Friday, June 13, 2003

DeLay Balloons $3.5 Billion Dollar Tax Cut to $82 Billion but Cuts Military Families Out


The 224 to 201 vote sets up a fight with the Senate, which adopted a more modest $10 billion bill last week. The Senate version would provide a $1,000 per-child tax credit for families earning $10,500 to $26,000 a year until 2005.

The House's decision to broaden and extend the proposed tax cuts could doom the enhanced child credit for low-income parents altogether. The reason is that several senators are threatening to filibuster the House version because it exceeds their preset budget limits. That would force proponents to muster 60 votes for passage, a virtual impossibility on such an issue in the narrowly divided, 100-member Senate.

Democrats called the Republican proposal a sham, saying it would worsen the deficit and delay Congress in sending a consensus bill to the president. In contrast to the Senate bill, they said, the House version would not allow 200,000 military families to qualify for the full child tax credit because combat pay does not count as income for tax purposes.

"They're taking a $3.5 billion problem that they created and they're using it to spend $82 billion of the Social Security Trust Fund and drive America even deeper into debt," said Rep. Martin Frost (D-Tex.).

Democrats defended the expanded child tax credit for lower-income households, saying these families pay property and payroll taxes (for Social Security and Medicare) even if they earn too little to owe federal income taxes. They questioned why House leaders did not accept the Senate version and avoid a potentially fatal conference between the chambers.

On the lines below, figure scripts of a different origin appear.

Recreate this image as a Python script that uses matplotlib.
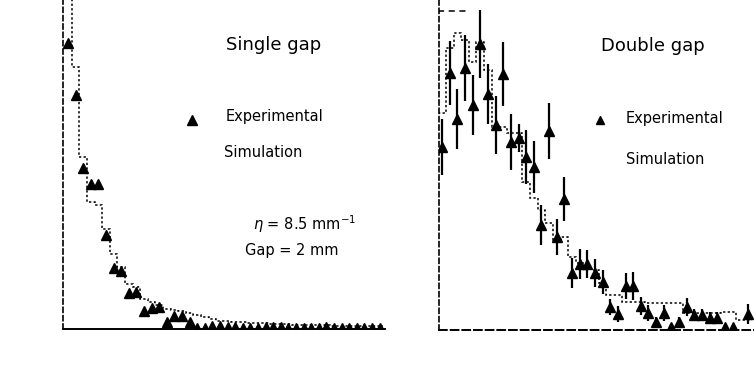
import numpy as np
import matplotlib
matplotlib.use("Agg")
import matplotlib.pyplot as plt

# ---------------- data (arbitrary count units, bin index on x) ----------------
single_exp = [286, 234, 161, 145, 145, 94, 61, 58, 36, 37, 18, 21, 22, 7, 13, 13, 7,
              1, 1, 3, 3, 2, 2, 1, 1, 1, 2, 2, 2, 1, 1, 1, 1, 1, 2, 1, 1, 1, 1, 1, 1, 1]
single_sim = [340, 262, 172, 127, 124, 100, 75, 62, 45, 42, 30, 27, 24, 20, 19, 18, 16,
              14, 12, 10, 8, 8, 7, 7, 6, 6, 6, 5, 5, 5, 4, 4, 4, 4, 4, 3, 3, 3, 3, 3, 3, 3]

double_exp = [183, 257, 211, 262, 225, 286, 236, 205, 256, 188, 192, 173, 163, 105, 199,
              93, 131, 57, 66, 66, 57, 48, 23, 16, 44, 44, 24, 17, 8, 17, 3, 8, 23, 15,
              15, 12, 12, 3, 3, np.nan, 16]
double_err = [28, 32, 30, 33, 30, 34, 30, 29, 32, 28, 14, 27, 26, 20, 28, 18, 22, 15,
              15, 14, 14, 12, 8, 8, 13, 14, 9, 8, 5, 8, 3, 5, 9, 6, 6, 6, 6, 2, 2, 0, 10]
double_sim = [217, 282, 297, 290, 268, 288, 260, 203, 203, 197, 197, 148, 132, 120, 107,
              90, 93, 73, 67, 63, 60, 47, 35, 35, 28, 28, 28, 27, 27, 27, 27, 27, 17, 17,
              17, 17, 17, 18, 18, 10, 10]
double_envelope = [319, 319, 319, 319]

W, H = 754, 365
fig = plt.figure(figsize=(W / 100, H / 100), dpi=100)
fig.patch.set_facecolor("white")

def px_axes(x0, x1, ybot, ytop):
    return fig.add_axes([x0 / W, 1 - ybot / H, (x1 - x0) / W, (ybot - ytop) / H])

def style(ax, bottom_dashed):
    for s in ("top", "right"):
        ax.spines[s].set_visible(False)
    ax.spines["left"].set_linestyle((0, (3, 2)))
    ax.spines["left"].set_linewidth(1.2)
    ax.spines["bottom"].set_linewidth(1.4)
    if bottom_dashed:
        ax.spines["bottom"].set_linestyle((0, (4, 2)))
    ax.set_xticks([])
    ax.set_yticks([])
    ax.set_facecolor("none")

# ---------------- left panel: single gap ----------------
axL = px_axes(63, 385, 329, 0)
n = len(single_sim)
edges = np.arange(n + 1) - 0.5
axL.stairs(single_sim, edges, baseline=None, color="black", lw=1.1,
           linestyle=(0, (1.5, 1.5)))
xi = np.arange(len(single_exp))
axL.plot(xi, single_exp, linestyle="none", marker="^", ms=7.5, color="black")
axL.set_xlim(-0.66, 41.7)
axL.set_ylim(0, 329)
style(axL, False)

axL.plot([(192 - 63) / 322], [(329 - 120) / 329], marker="^", ms=7, color="black",
         transform=axL.transAxes, clip_on=False)

def ftext(x, y, s, size):
    fig.text(x / W, 1 - y / H, s, fontsize=size, ha="left", va="center",
             family="DejaVu Sans", color="black")

ftext(226, 45, "Single gap", 13)
ftext(226, 116, "Experimental", 10.5)
ftext(224, 152, "Simulation", 10.5)
ftext(253, 224, "$\\eta$ = 8.5 mm$^{-1}$", 10.5)
ftext(245, 250, "Gap = 2 mm", 10.5)

# ---------------- right panel: double gap ----------------
axR = px_axes(439, 754, 330, 0)
n2 = len(double_sim)
edges2 = np.arange(n2 + 1) - 0.5
axR.stairs(double_sim, edges2, baseline=None, color="black", lw=1.1,
           linestyle=(0, (1.5, 1.5)))
axR.stairs(double_envelope, np.arange(len(double_envelope) + 1) - 0.5, baseline=None,
           color="black", lw=1.1, linestyle=(0, (4, 3)))
xj = np.arange(len(double_exp))
axR.errorbar(xj, double_exp, yerr=double_err, fmt="^", ms=6.5, color="black",
             elinewidth=1.6, capsize=0)
axR.set_xlim(-0.4, 40.8)
axR.set_ylim(0, 330)
style(axR, True)

axR.plot([(600 - 439) / 315], [(330 - 120) / 330], marker="^", ms=6, color="black",
         transform=axR.transAxes, clip_on=False)
ftext(601, 46, "Double gap", 13)
ftext(626, 119, "Experimental", 10.5)
ftext(626, 159, "Simulation", 10.5)

fig.savefig("out.png", dpi=100, facecolor="white")
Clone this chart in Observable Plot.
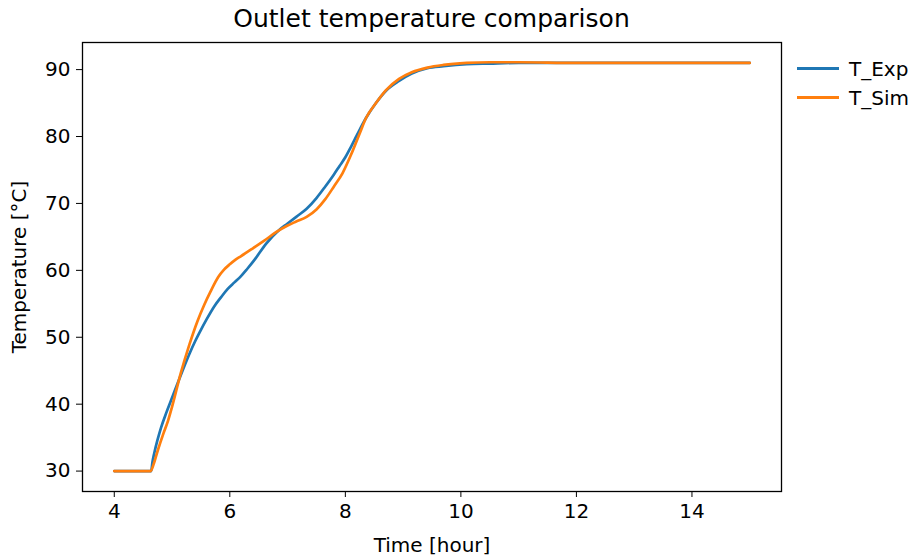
<!DOCTYPE html>
<html>
<head>
<meta charset="utf-8">
<script src="https://cdn.jsdelivr.net/npm/d3@7"></script>
<script src="https://cdn.jsdelivr.net/npm/@observablehq/plot@0.6"></script>
<style>
  html, body { margin: 0; padding: 0; background: #fff; }
  #wrap { position: relative; width: 922px; height: 558px; font-family: "DejaVu Sans", sans-serif; color: #000; }
  #title { position: absolute; left: 82px; width: 699px; top: 4px; text-align: center; font-size: 25px; }
  #legend { position: absolute; left: 797px; top: 54px; font-size: 20px; }
  .item { display: flex; align-items: center; height: 29px; }
  .swatch { width: 42px; height: 3px; margin-right: 10px; }
</style>
</head>
<body>
<div id="wrap">
  <div id="title">Outlet temperature comparison</div>
  <div id="legend"></div>
</div>
<script>
const seriesNames = ["T_Exp", "T_Sim"];
const seriesColors = ["#1f77b4", "#ff7f0e"];

const expTime = [4.0, 4.3, 4.64, 4.66, 4.69, 4.75, 4.81, 4.9, 4.98, 5.1, 5.2, 5.3, 5.4, 5.5, 5.6, 5.73, 5.85, 5.96, 6.08, 6.19, 6.3, 6.43, 6.63, 6.85, 7.0, 7.15, 7.33, 7.5, 7.65, 7.8, 7.9, 8.0, 8.1, 8.2, 8.36, 8.53, 8.7, 8.93, 9.15, 9.42, 9.7, 10.1, 10.5, 11, 12, 13, 14, 15];
const expTemp = [30, 30, 30, 31.3, 32.6, 34.7, 36.5, 38.7, 40.5, 43.2, 45.4, 47.5, 49.4, 51.1, 52.7, 54.6, 56.0, 57.2, 58.2, 59.1, 60.2, 61.6, 64.0, 66.0, 67.0, 68.0, 69.2, 70.8, 72.5, 74.3, 75.6, 76.9, 78.5, 80.2, 82.8, 85, 86.8, 88.3, 89.4, 90.2, 90.5, 90.8, 90.9, 91, 91, 91, 91, 91];

const simTime = [4.0, 4.3, 4.63, 4.68, 4.75, 4.85, 4.93, 5.0, 5.15, 5.3, 5.44, 5.56, 5.67, 5.8, 5.9, 6.0, 6.1, 6.19, 6.4, 6.59, 6.8, 7.0, 7.15, 7.33, 7.5, 7.65, 7.8, 7.95, 8.1, 8.25, 8.36, 8.53, 8.7, 8.93, 9.15, 9.42, 9.7, 10.1, 10.5, 11, 12, 13, 14, 15];
const simTemp = [30, 30, 30, 31, 33, 35.6, 37.5, 39.6, 44.6, 48.9, 52.4, 54.9, 56.9, 59.0, 60.1, 60.9, 61.6, 62.1, 63.3, 64.4, 65.7, 66.7, 67.3, 68, 69.1, 70.6, 72.5, 74.5, 77.3, 80.5, 82.8, 85, 86.9, 88.6, 89.6, 90.3, 90.7, 91.0, 91.1, 91.1, 91.0, 91.0, 91.0, 91.0];

const xTicks = [4, 6, 8, 10, 12, 14];
const yTicks = [30, 40, 50, 60, 70, 80, 90];

const exp = expTime.map((t, i) => ({t, v: expTemp[i]}));
const sim = simTime.map((t, i) => ({t, v: simTemp[i]}));

const chart = Plot.plot({
  width: 922,
  height: 558,
  marginLeft: 82,
  marginRight: 141,
  marginTop: 42,
  marginBottom: 67,
  style: {fontFamily: "DejaVu Sans, sans-serif", fontSize: "20px", color: "#000", background: "transparent"},
  x: {domain: [3.45, 15.55]},
  y: {domain: [26.95, 94.05]},
  marks: [
    Plot.frame({stroke: "#000", strokeWidth: 1.3}),
    Plot.axisX({ticks: xTicks, tickSize: 6, tickPadding: 6, label: "Time [hour]", labelAnchor: "center", labelArrow: "none", labelOffset: 60, fontSize: 20}),
    Plot.axisY({ticks: yTicks, tickSize: 6, tickPadding: 6, label: "Temperature [°C]", labelAnchor: "center", labelArrow: "none", labelOffset: 71, fontSize: 20}),
    Plot.line(exp, {x: "t", y: "v", stroke: seriesColors[0], strokeWidth: 2.7, curve: "monotone-x"}),
    Plot.line(sim, {x: "t", y: "v", stroke: seriesColors[1], strokeWidth: 2.7, curve: "monotone-x"})
  ]
});
chart.style.position = "absolute";
chart.style.left = "0px";
chart.style.top = "0px";
const wrap = document.getElementById("wrap");
wrap.insertBefore(chart, wrap.firstChild);

const legend = document.getElementById("legend");
seriesNames.forEach((n, i) => {
  const d = document.createElement("div");
  d.className = "item";
  d.innerHTML = `<span class="swatch" style="background:${seriesColors[i]}"></span><span>${n}</span>`;
  legend.appendChild(d);
});
</script>
</body>
</html>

"This legislation would kill the expansion of the child tax credit," said House Minority Leader Nancy Pelosi (D-Calif.). "The Republicans give new meaning to the phrase, 'Suffer the little children.' "

After the vote, several Democrats and one Republican -- Sen. Olympia J. Snowe of Maine -- said in a statement they would fight any measure that would "increase the deficit. . . . We believe the Senate bill is the right solution to this problem."

Even if Senate and House members agree on a tax cut bill, low-income parents will have to wait until next year to receive their $400 checks, which would represent the difference between the current child credit of $600 and the new $1,000 amount. Such checks are already in the works for higher-income families, who were covered by the earlier $350 billion tax cut bill.